»»

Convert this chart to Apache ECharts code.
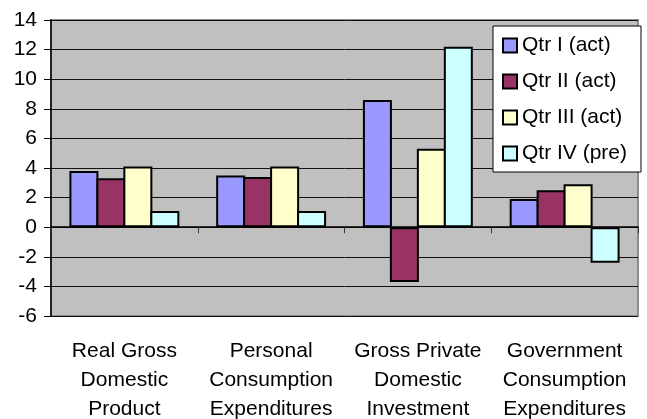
<!DOCTYPE html>
<html>
<head>
<meta charset="utf-8">
<script src="https://cdn.jsdelivr.net/npm/echarts@6.0.0/dist/echarts.min.js"></script>
<style>
  html, body { margin: 0; padding: 0; background: #ffffff; }
  #chart { width: 647px; height: 419px; }
</style>
</head>
<body>
<div id="chart"></div>
<script>
// categories (line breaks as in the original)
var categories = [
  'Real Gross\nDomestic\nProduct',
  'Personal\nConsumption\nExpenditures',
  'Gross Private\nDomestic\nInvestment',
  'Government\nConsumption\nExpenditures'
]
var seriesNames = ['Qtr I (act)', 'Qtr II (act)', 'Qtr III (act)', 'Qtr IV (pre)']
var qtr1 = [3.8, 3.5, 8.6, 1.9]
var qtr2 = [3.3, 3.4, -3.7, 2.5]
var qtr3 = [4.1, 4.1, 5.3, 2.9]
var qtr4 = [1.1, 1.1, 12.2, -2.4]
var colors = ['#9999FF', '#993366', '#FFFFCC', '#CCFFFF']

var font = "'Liberation Sans', Arial, sans-serif"
var values = [qtr1, qtr2, qtr3, qtr4]

var series = []
for (var i = 0; i < values.length; i++) {
  series.push({
    name: seriesNames[i],
    type: 'bar',
    xAxisIndex: 0,
    data: values[i],
    barWidth: 29,
    barGap: '-7%',
    itemStyle: {
      color: colors[i],
      borderColor: '#000',
      borderWidth: 2
    }
  })
}

var chart = echarts.init(document.getElementById('chart'))
chart.setOption({
  animation: false,
  textStyle: { fontFamily: font },
  grid: {
    left: 51, right: 9, top: 20, bottom: 103,
    outerBoundsMode: 'none',
    show: true,
    backgroundColor: '#C0C0C0',
    borderColor: '#8c8c8c',
    borderWidth: 2
  },
  legend: {
    orient: 'vertical',
    left: 493,
    top: 26,
    backgroundColor: '#ffffff',
    borderColor: '#000',
    borderWidth: 1,
    padding: [9, 14, 8, 9],
    itemWidth: 14,
    itemHeight: 14,
    itemGap: 15,
    icon: 'rect',
    textStyle: { fontSize: 21, color: '#000', fontFamily: font },
    data: seriesNames
  },
  xAxis: [
    {
      type: 'category',
      data: categories,
      position: 'bottom',
      axisLine: { show: false, onZero: false },
      axisTick: { show: false },
      splitLine: { show: false },
      axisLabel: {
        margin: 21,
        fontSize: 21,
        lineHeight: 29,
        color: '#000',
        fontFamily: font,
        interval: 0
      }
    },
    {
      // zero line with the category ticks
      type: 'category',
      data: categories,
      position: 'top',
      axisLine: { show: true, onZero: true, lineStyle: { color: '#000', width: 1.5 } },
      axisTick: { show: true, inside: true, length: 6, lineStyle: { color: '#333' } },
      axisLabel: { show: false },
      splitLine: { show: false }
    }
  ],
  yAxis: {
    type: 'value',
    min: -6,
    max: 14,
    interval: 2,
    axisLine: { show: true, lineStyle: { color: '#000', width: 1.5 } },
    axisTick: { show: true, length: 7, lineStyle: { color: '#000' } },
    axisLabel: { margin: 14, fontSize: 21, color: '#000', fontFamily: font },
    splitLine: { show: true, lineStyle: { color: '#111', width: 1 } }
  },
  series: series
})
</script>
</body>
</html>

««

== EXERCISE TASK ==
Copy out all the data without changing anything, and drop the pictures.

== OUTPUT BELOW ==
Convert this chart to Apache ECharts code.
<!DOCTYPE html>
<html>
<head>
<meta charset="utf-8">
<script src="https://cdn.jsdelivr.net/npm/echarts@6.0.0/dist/echarts.min.js"></script>
<style>
  html, body { margin: 0; padding: 0; background: #ffffff; }
  #chart { width: 647px; height: 419px; }
</style>
</head>
<body>
<div id="chart"></div>
<script>
// categories (line breaks as in the original)
var categories = [
  'Real Gross\nDomestic\nProduct',
  'Personal\nConsumption\nExpenditures',
  'Gross Private\nDomestic\nInvestment',
  'Government\nConsumption\nExpenditures'
]
var seriesNames = ['Qtr I (act)', 'Qtr II (act)', 'Qtr III (act)', 'Qtr IV (pre)']
var qtr1 = [3.8, 3.5, 8.6, 1.9]
var qtr2 = [3.3, 3.4, -3.7, 2.5]
var qtr3 = [4.1, 4.1, 5.3, 2.9]
var qtr4 = [1.1, 1.1, 12.2, -2.4]
var colors = ['#9999FF', '#993366', '#FFFFCC', '#CCFFFF']

var font = "'Liberation Sans', Arial, sans-serif"
var values = [qtr1, qtr2, qtr3, qtr4]

var series = []
for (var i = 0; i < values.length; i++) {
  series.push({
    name: seriesNames[i],
    type: 'bar',
    xAxisIndex: 0,
    data: values[i],
    barWidth: 29,
    barGap: '-7%',
    itemStyle: {
      color: colors[i],
      borderColor: '#000',
      borderWidth: 2
    }
  })
}

var chart = echarts.init(document.getElementById('chart'))
chart.setOption({
  animation: false,
  textStyle: { fontFamily: font },
  grid: {
    left: 51, right: 9, top: 20, bottom: 103,
    outerBoundsMode: 'none',
    show: true,
    backgroundColor: '#C0C0C0',
    borderColor: '#8c8c8c',
    borderWidth: 2
  },
  legend: {
    orient: 'vertical',
    left: 493,
    top: 26,
    backgroundColor: '#ffffff',
    borderColor: '#000',
    borderWidth: 1,
    padding: [9, 14, 8, 9],
    itemWidth: 14,
    itemHeight: 14,
    itemGap: 15,
    icon: 'rect',
    textStyle: { fontSize: 21, color: '#000', fontFamily: font },
    data: seriesNames
  },
  xAxis: [
    {
      type: 'category',
      data: categories,
      position: 'bottom',
      axisLine: { show: false, onZero: false },
      axisTick: { show: false },
      splitLine: { show: false },
      axisLabel: {
        margin: 21,
        fontSize: 21,
        lineHeight: 29,
        color: '#000',
        fontFamily: font,
        interval: 0
      }
    },
    {
      // zero line with the category ticks
      type: 'category',
      data: categories,
      position: 'top',
      axisLine: { show: true, onZero: true, lineStyle: { color: '#000', width: 1.5 } },
      axisTick: { show: true, inside: true, length: 6, lineStyle: { color: '#333' } },
      axisLabel: { show: false },
      splitLine: { show: false }
    }
  ],
  yAxis: {
    type: 'value',
    min: -6,
    max: 14,
    interval: 2,
    axisLine: { show: true, lineStyle: { color: '#000', width: 1.5 } },
    axisTick: { show: true, length: 7, lineStyle: { color: '#000' } },
    axisLabel: { margin: 14, fontSize: 21, color: '#000', fontFamily: font },
    splitLine: { show: true, lineStyle: { color: '#111', width: 1 } }
  },
  series: series
})
</script>
</body>
</html>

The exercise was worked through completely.